Interplanting is a gardening word that encompasses several organic practices each with specific goals. In its simplest form, interplanting means growing two or more different kinds of plants in the same bed or garden area. The overall goal is to use the space to greatest efficiency while growing healthy plants and increasing the harvest, or adding color and texture to flowerbeds.
How Does Interplanting Work?
Benefits realized by interplanting vary depending on the method chosen. Plants with deep roots may be grown with shallow rooted plants avoiding competition for soil space. A crop that requires pollination may be grown with flowers or other vegetable varieties that attract pollinators. By the same token, different varieties may attract pests and help to control damage to other plants in the garden. Tall plants like corn serve as support for vining plants like pole beans and tomatoes can provide shade for sun-sensitive crops like lettuce. Crops and flowers grown closely together tamp down weedy growth in the garden.
Important considerations for effective intercropping require combining plants with synergistic relationships that do not compete for space, nutrients, water, and sun, Heavy feeders like cabbage and cauliflower thrive when planted alongside beans which are nitrogen fixers that add nutrients to the soil. Interplanting the same crop with another heavy feeder such as sweet peppers can deplete soil nutrients and result in a smaller harvest from both plants. Carrots do best in drier soil so planting them alongside tomatoes, which require plenty of water, is a good choice. The carrots also aerate the soil allowing a better flow of water and nutrients to the tomatoes. Crops harvested at different times give the gardener double use of space as long as the crops are planted at the ideal times for the combinations to work. A good example is sowing radish and carrot seed in a bed or row. Radishes sprout quickly, marking the carrots which take longer to germinate. By the time the carrots need soil space and nutrients to grow, the radish has been harvested.

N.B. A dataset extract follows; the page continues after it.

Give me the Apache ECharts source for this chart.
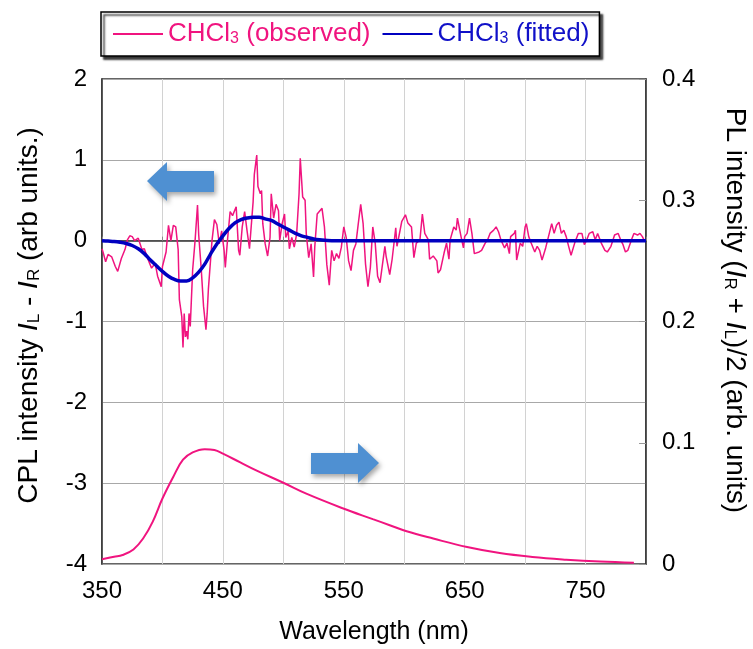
<!DOCTYPE html>
<html>
<head>
<meta charset="utf-8">
<script src="https://cdn.jsdelivr.net/npm/echarts@6/dist/echarts.min.js"></script>
<style>
  html, body { margin: 0; padding: 0; background: #fff; }
  #main { width: 753px; height: 649px; }
</style>
</head>
<body>
<div id="main"></div>
<script>
// observed CPL, [wavelength nm, value]
var obsData = [
  [350,-0.1],[351,-0.15],[353,-0.26],[355,-0.17],[358,-0.2],[361,-0.32],[363,-0.38],[366,-0.22],[369,-0.11],[371,0.01],
  [373,0.06],[375,0.05],[377,0.0],[380,0.03],[383,-0.11],[385,-0.1],[388,-0.23],[391,-0.34],[394,-0.28],[396,-0.44],
  [399,-0.57],[400,-0.32],[403,-0.14],[405,0.19],[407,0.0],[409,0.19],[411,0.17],[413,-0.11],[414,-0.73],[416,-0.94],
  [417,-1.32],[418,-0.9],[419,-1.19],[420,-1.12],[421,-1.22],[422,-0.9],[423,-1.06],[425,-0.36],[427,0.0],[429,0.44],
  [430,0.07],[432,-0.33],[434,-0.81],[436,-1.1],[437,-0.9],[438,-0.6],[441,0.0],[443,0.26],[445,0.2],[447,-0.04],
  [449,0.12],[451,-0.12],[452,-0.33],[454,0.04],[456,0.36],[458,0.31],[461,0.42],[463,-0.12],[464,-0.18],[466,0.17],
  [468,0.36],[470,0.12],[472,-0.1],[475,0.48],[476,0.82],[478,1.06],[479,0.67],[481,0.58],[482,0.62],[483,0.21],
  [485,-0.04],[487,-0.19],[489,0.04],[490,0.58],[492,0.28],[494,0.45],[496,0.37],[497,0.0],[499,0.21],[501,0.33],
  [502,0.04],[504,0.12],[505,-0.1],[507,0.04],[509,-0.08],[511,0.08],[513,0.58],[514,1.02],[516,0.54],[518,0.5],
  [519,0.08],[521,-0.21],[523,-0.04],[525,-0.45],[526,-0.08],[528,0.33],[532,0.4],[534,0.17],[536,-0.3],[538,-0.55],
  [540,-0.12],[542,-0.25],[544,-0.16],[546,-0.22],[548,-0.08],[550,0.17],[552,0.04],[554,-0.25],[556,-0.37],[558,-0.12],
  [560,-0.04],[562,0.21],[564,0.45],[566,0.21],[568,-0.29],[570,-0.57],[572,-0.33],[574,0.17],[576,-0.03],[578,-0.44],
  [580,-0.52],[584,-0.07],[585,-0.19],[588,-0.42],[590,-0.23],[593,0.16],[594,-0.07],[598,0.24],[601,0.32],[603,0.22],
  [606,0.17],[608,-0.21],[610,-0.03],[613,0.01],[615,0.33],[617,0.09],[620,0.01],[621,-0.23],[624,-0.19],[627,-0.25],
  [628,-0.4],[630,-0.36],[633,-0.15],[635,-0.03],[637,-0.23],[638,0.01],[641,0.17],[643,0.13],[644,0.28],[647,0.05],
  [649,-0.09],[650,0.05],[652,0.09],[654,0.28],[656,0.09],[658,-0.16],[662,-0.14],[664,-0.12],[667,-0.03],[669,0.01],
  [671,0.09],[674,0.13],[676,0.17],[678,0.11],[680,0.01],[683,-0.09],[685,-0.03],[687,-0.16],[688,0.05],[691,0.09],
  [692,0.13],[693,-0.24],[696,-0.03],[698,-0.07],[700,0.17],[701,0.21],[703,0.05],[705,-0.03],[708,-0.14],[710,-0.07],
  [712,-0.12],[714,-0.24],[717,-0.09],[720,0.09],[722,0.21],[724,0.09],[726,0.19],[728,0.23],[730,0.09],[732,0.13],
  [734,0.05],[736,-0.07],[738,-0.18],[741,-0.03],[744,0.09],[747,0.09],[749,-0.05],[751,0.01],[753,0.09],[756,0.11],
  [758,0.01],[760,0.09],[763,-0.03],[766,-0.12],[768,-0.14],[771,-0.07],[774,0.07],[777,0.09],[779,0.01],[781,-0.05],
  [783,-0.14],[785,-0.12],[788,0.01],[790,0.09],[793,0.07],[795,0.09],[797,0.05],[799,-0.01]
];

// fitted CPL
var fitWl  = [350,355,360,365,370,375,380,385,390,395,400,405,410,415,420,425,430,435,440,445,450,455,460,465,470,475,480,485,490,495,500,505,510,515,520,525,530,540,560,600,700,800];
var fitCpl = [0,-0.005,-0.01,-0.02,-0.035,-0.06,-0.1,-0.16,-0.24,-0.31,-0.38,-0.44,-0.48,-0.5,-0.5,-0.46,-0.39,-0.29,-0.16,-0.04,0.06,0.15,0.22,0.26,0.28,0.29,0.29,0.27,0.25,0.21,0.17,0.13,0.09,0.06,0.04,0.02,0.01,0,0,0,0,0];

// PL intensity (right axis)
var plWl  = [350,360,367,376,384,392,400,409,417,425,435,443,450,464,478,500,519,549,574,588,602,624,652,679,706,734,762,790];
var plVal = [0.004,0.006,0.0074,0.012,0.021,0.035,0.054,0.072,0.086,0.092,0.0947,0.094,0.091,0.084,0.077,0.067,0.058,0.046,0.037,0.032,0.027,0.021,0.014,0.009,0.0058,0.0036,0.002,0.001];

var xTicks = [350, 450, 550, 650, 750];

var pink = '#F0147F';
var blue = '#0000C0';
var font = '"Liberation Sans", Arial, sans-serif';

function pairs(xs, ys) {
  var out = [];
  for (var i = 0; i < xs.length; i++) out.push([xs[i], ys[i]]);
  return out;
}

var nameRich = {
  i: { fontSize: 28, fontStyle: 'italic', fontFamily: font },
  s: { fontSize: 17, fontFamily: font, verticalAlign: 'bottom' }
};

var chart = echarts.init(document.getElementById('main'));
var option = {
  animation: false,
  textStyle: { fontFamily: font, color: '#000' },
  grid: {
    left: 102, right: 107, top: 79, bottom: 85,
    outerBoundsMode: 'none',
    show: true, borderColor: '#333', borderWidth: 1.5
  },
  legend: {
    data: ['CHCl3 (observed)', 'CHCl3 (fitted)'],
    left: 101, top: 12,
    padding: [9, 10, 9, 11],
    itemWidth: 50, itemHeight: 14, itemGap: 11,
    itemStyle: { opacity: 0 },
    backgroundColor: '#fff',
    borderColor: '#000', borderWidth: 1.5,
    shadowColor: 'rgba(0,0,0,0.8)', shadowBlur: 2, shadowOffsetX: 3, shadowOffsetY: 3,
    formatter: function (name) {
      var k = name.indexOf('observed') > 0 ? 'p' : 'b';
      return '{' + k + '|CHCl}{' + k + 's|3}{' + k + '|' + name.slice(5) + '}';
    },
    textStyle: {
      rich: {
        p:  { color: pink, fontSize: 26, fontFamily: font },
        ps: { color: pink, fontSize: 16, fontFamily: font, verticalAlign: 'bottom' },
        b:  { color: '#1010C8', fontSize: 26, fontFamily: font },
        bs: { color: '#1010C8', fontSize: 16, fontFamily: font, verticalAlign: 'bottom' }
      }
    }
  },
  xAxis: {
    type: 'value', min: 350, max: 800, interval: 50,
    name: 'Wavelength (nm)', nameLocation: 'middle', nameGap: 56,
    nameTextStyle: { fontSize: 25, color: '#000' },
    axisLine: { show: true, lineStyle: { color: '#333', width: 1.5 } },
    axisTick: { show: true, inside: true, length: 4, lineStyle: { color: '#888' } },
    axisLabel: {
      fontSize: 24, color: '#000', margin: 15,
      formatter: function (v) { return xTicks.indexOf(v) >= 0 ? String(v) : ''; }
    },
    splitLine: { show: true, lineStyle: { color: '#D2D2D2', width: 1 } }
  },
  yAxis: [
    {
      type: 'value', min: -4, max: 2, interval: 1, position: 'left',
      name: 'CPL intensity {i|I}{s|L} - {i|I}{s|R} (arb units.)',
      nameLocation: 'middle', nameGap: 59,
      nameTextStyle: { fontSize: 28, color: '#000', rich: nameRich, padding: [0, 0, 0, 12] },
      axisLine: { show: true, lineStyle: { color: '#333', width: 1.5 } },
      axisTick: { show: false },
      axisLabel: { fontSize: 24, color: '#000', margin: 15 },
      splitLine: { show: true, lineStyle: { color: '#A8A8A8', width: 1.2 } }
    },
    {
      type: 'value', min: 0, max: 0.4, interval: 0.1, position: 'right',
      name: 'PL intensity ({i|I}{s|R} + {i|I}{s|L})/2 (arb. units)',
      nameLocation: 'middle', nameGap: 75, nameRotate: -90,
      nameTextStyle: { fontSize: 28, color: '#000', rich: nameRich, padding: [0, 22, 0, 0] },
      axisLine: { show: true, lineStyle: { color: '#333', width: 1.5 } },
      axisTick: { show: true, inside: true, length: 7, lineStyle: { color: '#999' } },
      axisLabel: { fontSize: 24, color: '#000', margin: 16 },
      splitLine: { show: false }
    }
  ],
  graphic: [
    {
      type: 'polygon', z: 10,
      shape: { points: [[147,181],[167,162],[167,171],[214,171],[214,192],[167,192],[167,201]] },
      style: { fill: '#4F90D2', shadowBlur: 5, shadowOffsetX: 2, shadowOffsetY: 3, shadowColor: 'rgba(0,0,0,0.35)' }
    },
    {
      type: 'polygon', z: 10,
      shape: { points: [[311,453],[358,453],[358,443],[379,463],[358,483],[358,474],[311,474]] },
      style: { fill: '#4F90D2', shadowBlur: 5, shadowOffsetX: 2, shadowOffsetY: 3, shadowColor: 'rgba(0,0,0,0.35)' }
    }
  ],
  series: [
    {
      name: 'CHCl3 (observed)', type: 'line', yAxisIndex: 0,
      symbol: 'none', data: obsData,
      lineStyle: { color: pink, width: 1.5 }, itemStyle: { color: pink }, z: 3
    },
    {
      name: 'CHCl3 (fitted)', type: 'line', yAxisIndex: 0,
      symbol: 'none', smooth: 0.35, data: pairs(fitWl, fitCpl),
      lineStyle: { color: blue, width: 3.5 }, itemStyle: { color: blue }, z: 4
    },
    {
      name: 'PL', type: 'line', yAxisIndex: 1,
      symbol: 'none', smooth: 0.4, data: pairs(plWl, plVal),
      lineStyle: { color: pink, width: 2 }, itemStyle: { color: pink }, z: 3
    }
  ]
};
chart.setOption(option);
</script>
</body>
</html>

Intercropping techniques often have some overlap so try not to get caught up in terminology. The goal is to create combinations for garden health, increase, and beauty.
This method puts two or more different varieties of plants together with each receiving some benefit from the other.
- Plant marigolds with tomatoes. The scent of marigolds repels tomato pests.
- Interplant rows of beans or peas between rows of peppers or tomatoes. The beans replace nitrogen in the soil used up by the heavy-feeding tomatoes and peppers.
- In the classic Three Sisters combination, plant corn, beans and squash in hills. The corn supports the vining beans and large squash leaves shade shallow corn roots.
- Plant zinnias and sunflowers in the vegetable garden and clover in the orchard to attract pollinators and provide shelter for insect predators.
- Flower garden combinations are endless. Mix plants for color, height, texture and seasonal bloom.
Sowing seeds or transplants together that are harvested at different times is a form of succession sowing. Another form is to replant a row or bed of early harvested crop with a second crop of the same or different crop entirely. Succession sowing can be used to facilitate crop rotation; a basic principle of successful vegetable gardening.
- Early crops like lettuce, beets, and kale crops which include cabbage and broccoli can be planted every two weeks in spring to extend the harvest.
- When the temperatures warm up, replace the lettuce bed with summer squashes. Once they are up their broad leaves can even provide shade for a late summer or early fall lettuce crop.
- Use the space available after harvesting onions and early potatoes to plant a row of beans or winter squash.
The goal of trap cropping, common in French intensive gardening, is to attract pests of one crop to a different crop that can better tolerate any damage.
Japanese beetles love okra leaves and corn silks. These pests are the reason kernels don't develop uniformly on an ear of corn. Each individual silk has to be pollinated from the tassel for a kernel to grow so if the silk has been consumed, the ear is spotty. Japanese beetles eat the leaves of okra which has little to no impact on the fruit or the overall health of the plant. Planting a row of okra next to or near the corn crop helps prevent beetle damage.
Develop a Gardening Layout and Schedule
Interplanting is an intensive form of gardening that usually requires some trial and error. There are lots of books and websites that offer suggestions for good combinations and also what to avoid. The greatest success requires planning ahead and using a calendar and garden layout to help guide your efforts.
All garden plants need nutrients, sun, water and space. Learn and think about the specific requirements of the varieties you want to grow and create a workable chart. Keep notes about the success or any problems that occur with the combinations you choose.
Look at the growth rate to work out a plan for succession sowing. Vegetables that root deeply like carrots, tomatoes, and parsnips go well with shallow veggies like lettuce, broccoli, and potatoes. A fast-growing ground cover adds more interest than just mulch in a seasonal flower garden.
Shade is another factor to consider. Tall and broad-leaf crops can grow lettuce, spinach or celery underneath. Alternate spring, summer, and autumn crops and flowers to extend the harvest with seasonal vegetables and keep the flower garden blooming.